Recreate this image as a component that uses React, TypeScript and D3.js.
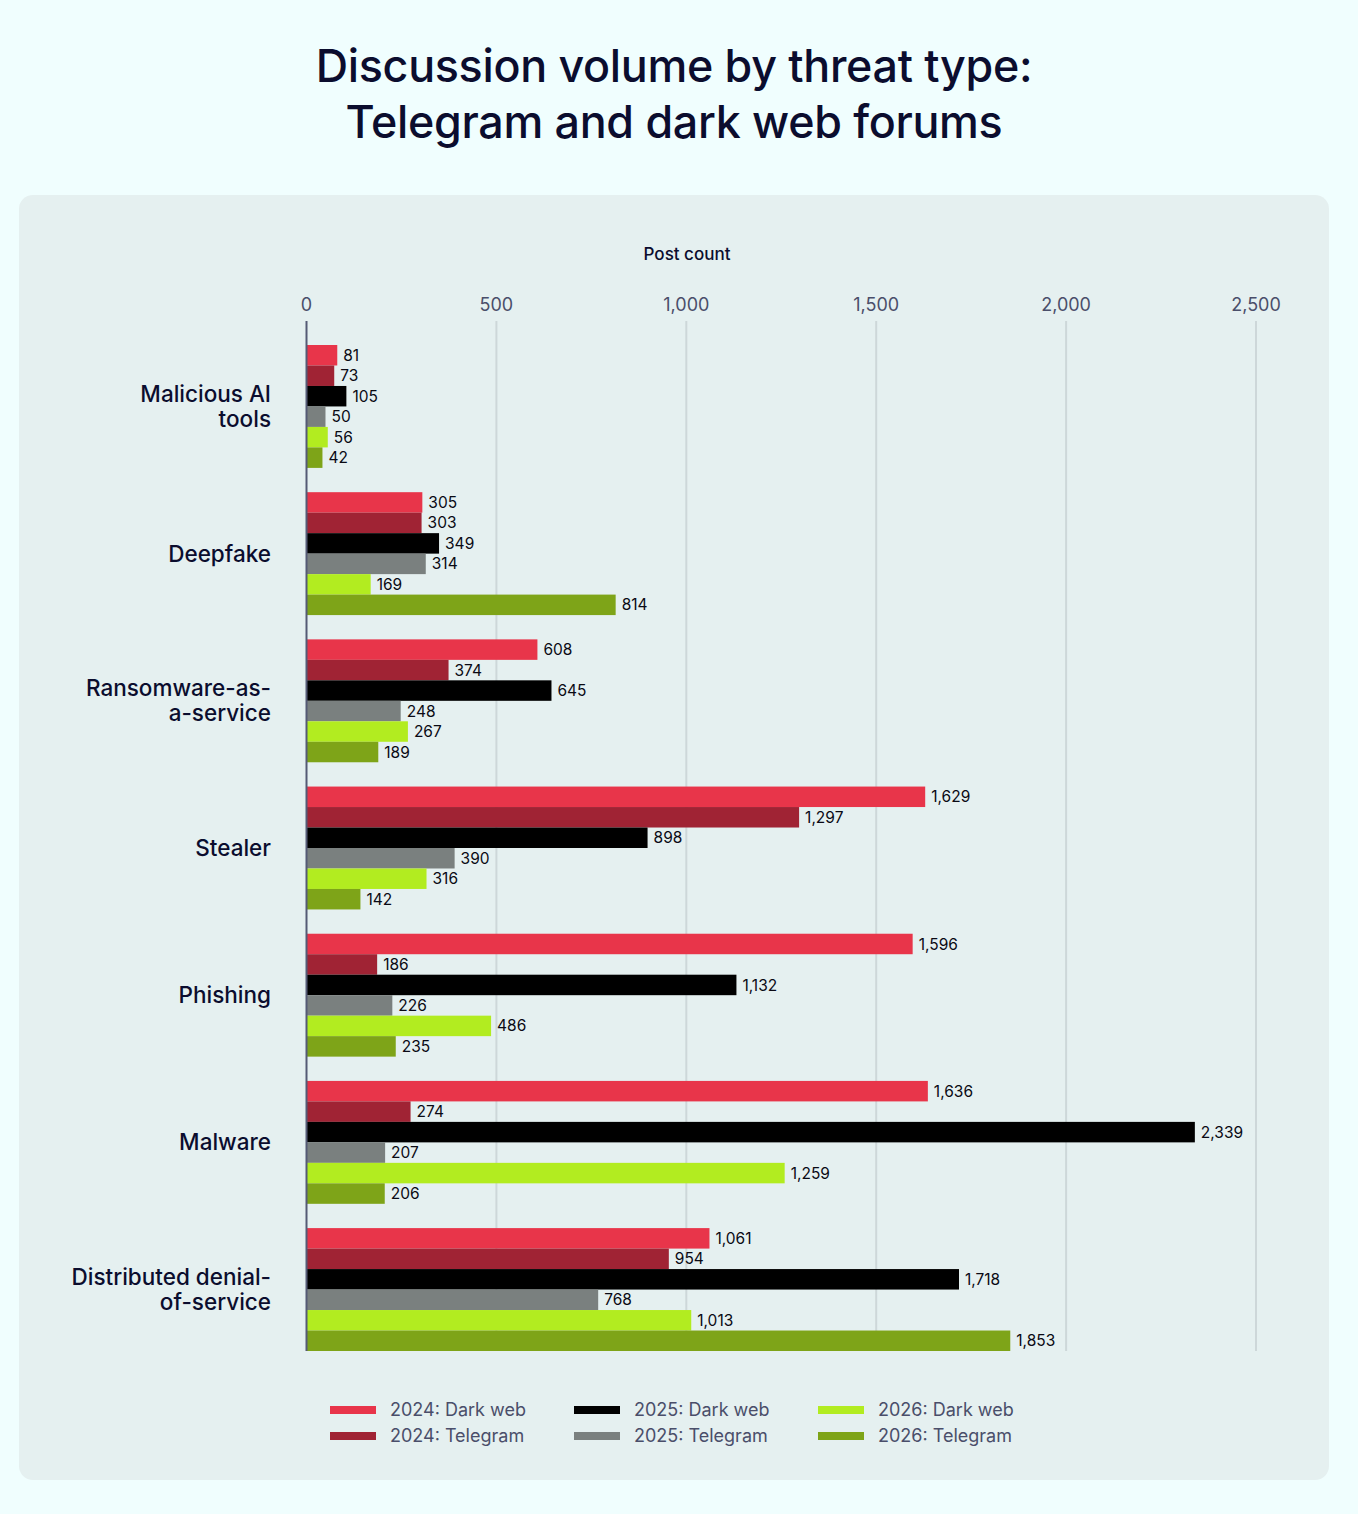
import React from "react";
import * as d3 from "d3";

const categories: string[][] = [
  ["Malicious AI", "tools"],
  ["Deepfake"],
  ["Ransomware-as-", "a-service"],
  ["Stealer"],
  ["Phishing"],
  ["Malware"],
  ["Distributed denial-", "of-service"],
];

const seriesNames = [
  "2024: Dark web",
  "2024: Telegram",
  "2025: Dark web",
  "2025: Telegram",
  "2026: Dark web",
  "2026: Telegram",
];

const seriesColors = ["#e8354a", "#a02334", "#000000", "#7a807f", "#b2ec20", "#7ea418"];

const darkWeb2024 = [81, 305, 608, 1629, 1596, 1636, 1061];
const telegram2024 = [73, 303, 374, 1297, 186, 274, 954];
const darkWeb2025 = [105, 349, 645, 898, 1132, 2339, 1718];
const telegram2025 = [50, 314, 248, 390, 226, 207, 768];
const darkWeb2026 = [56, 169, 267, 316, 486, 1259, 1013];
const telegram2026 = [42, 814, 189, 142, 235, 206, 1853];

const seriesValues = [darkWeb2024, telegram2024, darkWeb2025, telegram2025, darkWeb2026, telegram2026];

const xTicks = [0, 500, 1000, 1500, 2000, 2500];

const W = 1358;
const H = 1514;
const FONT = "Inter, 'Noto Sans', sans-serif";

export default function App() {
  const x = d3.scaleLinear().domain([0, 2500]).range([306.5, 1256]);
  const catKeys = categories.map((c) => c.join(" "));
  const y0 = d3.scaleBand<string>().domain(catKeys).range([345, 1351]).paddingInner(0.165).paddingOuter(0);
  const y1 = d3
    .scaleBand<string>()
    .domain(seriesNames)
    .range([0, y0.bandwidth()])
    .padding(0);
  const fmt = d3.format(",");

  const legendCols = [330, 574, 818];
  const legendRows = [1410, 1436];

  return (
    <svg
      width={W}
      height={H}
      viewBox={`0 0 ${W} ${H}`}
      style={{ position: "absolute", left: 0, top: 0, display: "block" }}
      fontFamily={FONT}
    >
      <rect x={0} y={0} width={W} height={H} fill="#f0fefe" />
      <text x={674} y={82} textAnchor="middle" fontSize={44.8} fontWeight={500} fill="#0b0d2e" letterSpacing={-0.3}>
        Discussion volume by threat type:
      </text>
      <text x={674} y={138} textAnchor="middle" fontSize={44.8} fontWeight={500} fill="#0b0d2e" letterSpacing={-0.3}>
        Telegram and dark web forums
      </text>
      <rect x={19} y={195} width={1310} height={1285} rx={14} ry={14} fill="#e5f0f0" />

      <text x={687} y={260} textAnchor="middle" fontSize={17} fontWeight={500} fill="#0b0d2e">
        Post count
      </text>

      {xTicks.map((t) => (
        <g key={t}>
          {t !== 0 && (
            <line x1={x(t)} x2={x(t)} y1={321} y2={1351} stroke="#cdd7d9" strokeWidth={2} />
          )}
          <text x={x(t)} y={311} textAnchor="middle" fontSize={18} fill="#4a4e6a">
            {fmt(t)}
          </text>
        </g>
      ))}

      {catKeys.map((key, ci) => (
        <g key={key} transform={`translate(0,${y0(key)})`}>
          {seriesValues.map((vals, si) => {
            const v = vals[ci];
            const yy = y1(seriesNames[si]) as number;
            const h = y1.bandwidth();
            return (
              <g key={si}>
                <rect x={x(0)} y={yy} width={x(v) - x(0)} height={h} fill={seriesColors[si]} />
                <text
                  x={x(v) + 6}
                  y={yy + h / 2}
                  dy="0.36em"
                  fontSize={15.5}
                  fill="#0a0a14"
                >
                  {fmt(v)}
                </text>
              </g>
            );
          })}
        </g>
      ))}

      {categories.map((lines, ci) => {
        const key = catKeys[ci];
        const cy = (y0(key) as number) + y0.bandwidth() / 2;
        const lh = 25;
        const startY = cy - ((lines.length - 1) * lh) / 2;
        return (
          <text key={key} x={271} textAnchor="end" fontSize={22.5} fontWeight={450} fill="#0b0d2e">
            {lines.map((ln, li) => (
              <tspan key={li} x={271} y={startY + li * lh} dy="0.36em">
                {ln}
              </tspan>
            ))}
          </text>
        );
      })}

      <line x1={306.5} x2={306.5} y1={321} y2={1351} stroke="#555a75" strokeWidth={2} />

      {seriesNames.map((name, si) => {
        const col = Math.floor(si / 2);
        const row = si % 2;
        const lx = legendCols[col];
        const ly = legendRows[row];
        return (
          <g key={name}>
            <rect x={lx} y={ly - 4} width={46} height={8} fill={seriesColors[si]} />
            <text x={lx + 60} y={ly} dy="0.36em" fontSize={18} fill="#4a4e6a">
              {name}
            </text>
          </g>
        );
      })}
    </svg>
  );
}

═══

REQUIREMENTS:
Among the lines of the data above, count those holding "React" and state only the number.

TASK OUTPUT:
2